Print exactly the lines from the first one down to the line that contains "W, H = 863, 1050", both included, and skip the pictures.

++++++++

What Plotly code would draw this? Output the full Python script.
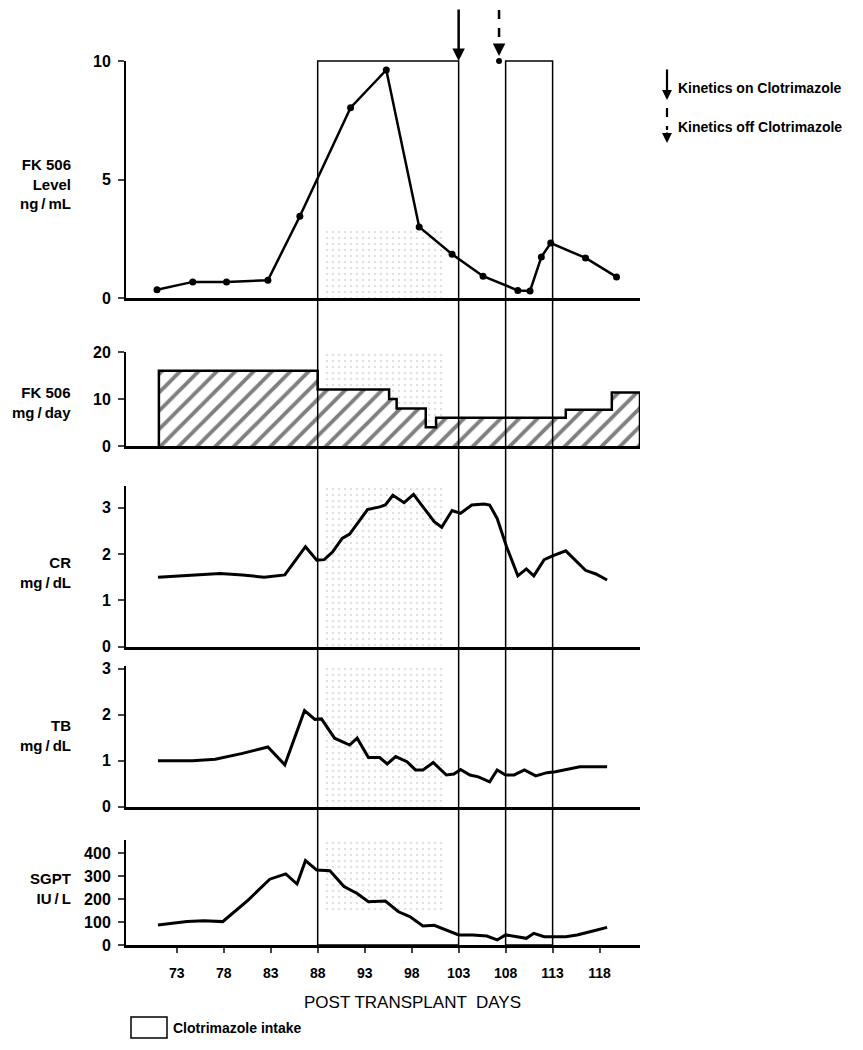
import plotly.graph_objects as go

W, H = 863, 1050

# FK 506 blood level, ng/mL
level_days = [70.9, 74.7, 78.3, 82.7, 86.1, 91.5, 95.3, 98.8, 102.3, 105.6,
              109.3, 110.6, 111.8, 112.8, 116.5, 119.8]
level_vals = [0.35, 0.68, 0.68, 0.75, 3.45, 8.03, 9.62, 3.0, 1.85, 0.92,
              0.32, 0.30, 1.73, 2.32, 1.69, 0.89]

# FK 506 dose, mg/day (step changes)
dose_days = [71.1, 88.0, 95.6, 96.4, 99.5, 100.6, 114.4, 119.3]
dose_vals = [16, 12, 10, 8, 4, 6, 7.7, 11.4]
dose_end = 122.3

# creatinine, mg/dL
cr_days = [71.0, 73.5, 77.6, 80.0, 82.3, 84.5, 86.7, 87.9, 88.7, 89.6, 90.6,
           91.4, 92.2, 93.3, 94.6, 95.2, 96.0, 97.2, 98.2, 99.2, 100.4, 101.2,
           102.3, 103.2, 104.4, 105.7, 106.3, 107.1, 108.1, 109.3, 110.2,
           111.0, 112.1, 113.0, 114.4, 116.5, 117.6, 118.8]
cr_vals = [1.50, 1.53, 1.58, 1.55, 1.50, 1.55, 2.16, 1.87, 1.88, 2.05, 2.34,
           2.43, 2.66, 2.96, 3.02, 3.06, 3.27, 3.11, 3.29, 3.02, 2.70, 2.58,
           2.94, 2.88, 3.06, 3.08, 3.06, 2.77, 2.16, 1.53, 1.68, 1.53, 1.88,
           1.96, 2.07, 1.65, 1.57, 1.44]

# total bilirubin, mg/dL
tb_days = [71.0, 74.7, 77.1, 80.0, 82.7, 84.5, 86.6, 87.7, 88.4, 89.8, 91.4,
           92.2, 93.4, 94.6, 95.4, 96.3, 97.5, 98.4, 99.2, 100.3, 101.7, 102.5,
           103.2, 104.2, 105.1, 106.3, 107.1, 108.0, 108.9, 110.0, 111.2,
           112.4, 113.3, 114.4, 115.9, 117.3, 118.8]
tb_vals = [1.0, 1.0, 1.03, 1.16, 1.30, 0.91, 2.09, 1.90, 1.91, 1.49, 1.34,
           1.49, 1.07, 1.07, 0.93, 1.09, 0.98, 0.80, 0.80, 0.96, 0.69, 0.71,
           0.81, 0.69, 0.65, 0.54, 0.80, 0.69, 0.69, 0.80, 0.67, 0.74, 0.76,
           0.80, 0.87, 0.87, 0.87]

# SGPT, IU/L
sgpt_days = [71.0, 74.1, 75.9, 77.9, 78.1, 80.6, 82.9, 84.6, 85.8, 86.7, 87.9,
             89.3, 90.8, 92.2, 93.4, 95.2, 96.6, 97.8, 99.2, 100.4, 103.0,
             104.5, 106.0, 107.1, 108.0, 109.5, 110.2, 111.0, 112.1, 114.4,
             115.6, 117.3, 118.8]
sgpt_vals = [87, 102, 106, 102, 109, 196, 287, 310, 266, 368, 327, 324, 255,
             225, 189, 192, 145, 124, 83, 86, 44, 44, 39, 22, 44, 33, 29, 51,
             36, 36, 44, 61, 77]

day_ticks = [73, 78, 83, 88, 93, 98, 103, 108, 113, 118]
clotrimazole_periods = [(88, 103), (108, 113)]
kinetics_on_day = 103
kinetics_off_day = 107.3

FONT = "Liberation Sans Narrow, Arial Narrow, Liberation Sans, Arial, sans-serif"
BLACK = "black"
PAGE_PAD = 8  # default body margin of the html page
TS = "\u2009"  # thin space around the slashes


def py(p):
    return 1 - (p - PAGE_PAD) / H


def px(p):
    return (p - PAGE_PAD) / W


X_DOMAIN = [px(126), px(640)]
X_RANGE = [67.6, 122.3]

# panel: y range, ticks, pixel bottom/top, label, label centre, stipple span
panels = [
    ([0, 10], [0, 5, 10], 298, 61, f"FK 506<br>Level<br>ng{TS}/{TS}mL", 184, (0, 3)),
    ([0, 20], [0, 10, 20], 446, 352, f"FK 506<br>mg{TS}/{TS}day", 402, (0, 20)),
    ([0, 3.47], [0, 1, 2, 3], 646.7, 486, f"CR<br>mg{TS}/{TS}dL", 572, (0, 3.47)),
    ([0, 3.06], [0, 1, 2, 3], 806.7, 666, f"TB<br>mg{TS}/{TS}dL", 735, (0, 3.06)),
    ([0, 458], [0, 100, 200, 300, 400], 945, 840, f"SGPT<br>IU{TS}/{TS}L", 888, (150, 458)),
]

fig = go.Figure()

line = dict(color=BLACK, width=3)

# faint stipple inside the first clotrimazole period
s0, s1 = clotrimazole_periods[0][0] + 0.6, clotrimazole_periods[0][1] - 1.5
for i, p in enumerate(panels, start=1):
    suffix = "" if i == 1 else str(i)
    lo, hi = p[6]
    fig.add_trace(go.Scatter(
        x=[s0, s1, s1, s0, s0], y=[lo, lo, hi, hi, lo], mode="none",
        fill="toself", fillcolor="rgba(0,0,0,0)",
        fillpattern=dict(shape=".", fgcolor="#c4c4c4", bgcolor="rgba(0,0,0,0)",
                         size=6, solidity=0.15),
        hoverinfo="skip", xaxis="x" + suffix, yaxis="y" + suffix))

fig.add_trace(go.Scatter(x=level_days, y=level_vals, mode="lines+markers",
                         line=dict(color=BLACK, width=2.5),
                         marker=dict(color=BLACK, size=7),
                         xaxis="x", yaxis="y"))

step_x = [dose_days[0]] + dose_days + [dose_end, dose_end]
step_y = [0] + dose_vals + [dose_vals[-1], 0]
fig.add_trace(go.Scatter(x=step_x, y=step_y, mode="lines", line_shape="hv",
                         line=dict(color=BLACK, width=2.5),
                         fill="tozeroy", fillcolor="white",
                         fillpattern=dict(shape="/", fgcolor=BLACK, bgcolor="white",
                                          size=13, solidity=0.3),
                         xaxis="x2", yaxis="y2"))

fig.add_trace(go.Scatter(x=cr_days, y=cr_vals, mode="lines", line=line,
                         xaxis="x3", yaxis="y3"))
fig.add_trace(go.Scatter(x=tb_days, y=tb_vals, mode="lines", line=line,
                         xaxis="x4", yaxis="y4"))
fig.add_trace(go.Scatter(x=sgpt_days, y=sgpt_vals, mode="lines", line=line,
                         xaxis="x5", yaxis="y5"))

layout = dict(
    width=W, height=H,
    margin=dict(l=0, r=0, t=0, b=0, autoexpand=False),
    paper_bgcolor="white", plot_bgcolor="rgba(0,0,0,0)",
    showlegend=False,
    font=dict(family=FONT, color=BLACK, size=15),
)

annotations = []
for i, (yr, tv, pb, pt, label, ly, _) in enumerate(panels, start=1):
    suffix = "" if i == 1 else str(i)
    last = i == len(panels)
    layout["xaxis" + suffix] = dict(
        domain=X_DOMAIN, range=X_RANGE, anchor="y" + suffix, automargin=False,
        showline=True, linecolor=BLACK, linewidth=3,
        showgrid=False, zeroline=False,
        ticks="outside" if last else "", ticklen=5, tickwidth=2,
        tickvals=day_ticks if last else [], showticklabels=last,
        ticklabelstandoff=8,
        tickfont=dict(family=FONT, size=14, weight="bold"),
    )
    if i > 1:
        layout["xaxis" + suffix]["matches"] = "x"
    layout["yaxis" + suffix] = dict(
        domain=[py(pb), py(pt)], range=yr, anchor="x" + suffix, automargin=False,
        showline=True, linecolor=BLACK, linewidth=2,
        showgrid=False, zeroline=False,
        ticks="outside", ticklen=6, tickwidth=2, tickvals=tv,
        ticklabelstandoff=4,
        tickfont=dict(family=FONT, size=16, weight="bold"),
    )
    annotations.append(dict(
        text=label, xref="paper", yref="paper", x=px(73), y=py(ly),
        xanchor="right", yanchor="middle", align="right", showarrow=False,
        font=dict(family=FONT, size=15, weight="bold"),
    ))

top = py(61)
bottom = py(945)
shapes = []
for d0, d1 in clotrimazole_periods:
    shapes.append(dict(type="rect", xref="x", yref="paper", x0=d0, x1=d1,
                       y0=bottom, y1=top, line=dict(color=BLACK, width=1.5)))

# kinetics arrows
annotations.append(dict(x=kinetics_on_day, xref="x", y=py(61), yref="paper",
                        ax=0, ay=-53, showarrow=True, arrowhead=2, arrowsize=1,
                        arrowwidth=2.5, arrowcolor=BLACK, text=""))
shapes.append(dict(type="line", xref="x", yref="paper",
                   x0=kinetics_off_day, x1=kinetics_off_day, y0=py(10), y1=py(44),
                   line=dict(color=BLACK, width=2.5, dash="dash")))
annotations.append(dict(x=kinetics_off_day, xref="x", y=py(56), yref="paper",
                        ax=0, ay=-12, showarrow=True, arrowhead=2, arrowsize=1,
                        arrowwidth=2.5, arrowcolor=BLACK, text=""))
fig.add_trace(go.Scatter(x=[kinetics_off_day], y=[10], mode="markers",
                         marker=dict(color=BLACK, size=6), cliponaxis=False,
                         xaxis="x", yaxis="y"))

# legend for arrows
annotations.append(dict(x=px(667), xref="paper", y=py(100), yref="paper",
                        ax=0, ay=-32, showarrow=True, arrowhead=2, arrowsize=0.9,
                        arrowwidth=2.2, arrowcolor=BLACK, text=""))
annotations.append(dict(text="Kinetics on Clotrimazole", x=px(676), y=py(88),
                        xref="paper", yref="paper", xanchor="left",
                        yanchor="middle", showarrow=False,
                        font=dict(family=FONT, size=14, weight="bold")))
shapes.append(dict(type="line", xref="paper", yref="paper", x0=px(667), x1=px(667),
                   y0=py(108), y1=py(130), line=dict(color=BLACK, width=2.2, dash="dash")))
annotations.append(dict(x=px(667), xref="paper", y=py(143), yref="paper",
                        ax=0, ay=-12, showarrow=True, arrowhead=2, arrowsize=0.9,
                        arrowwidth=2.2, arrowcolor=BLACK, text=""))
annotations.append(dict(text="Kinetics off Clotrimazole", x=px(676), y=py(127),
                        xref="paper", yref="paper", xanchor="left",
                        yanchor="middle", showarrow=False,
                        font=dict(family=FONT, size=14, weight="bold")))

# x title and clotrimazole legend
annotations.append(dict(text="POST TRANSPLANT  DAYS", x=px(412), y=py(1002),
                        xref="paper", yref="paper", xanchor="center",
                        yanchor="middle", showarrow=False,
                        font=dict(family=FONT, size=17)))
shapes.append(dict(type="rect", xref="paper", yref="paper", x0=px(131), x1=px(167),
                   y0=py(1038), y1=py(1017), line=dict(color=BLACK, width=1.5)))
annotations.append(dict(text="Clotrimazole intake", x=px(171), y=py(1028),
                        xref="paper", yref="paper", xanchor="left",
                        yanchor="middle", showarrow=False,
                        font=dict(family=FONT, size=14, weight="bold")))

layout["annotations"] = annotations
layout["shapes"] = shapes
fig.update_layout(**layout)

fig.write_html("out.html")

++++++++

--- PROBLEM SOLUTION ---
What Plotly code would draw this? Output the full Python script.
import plotly.graph_objects as go

W, H = 863, 1050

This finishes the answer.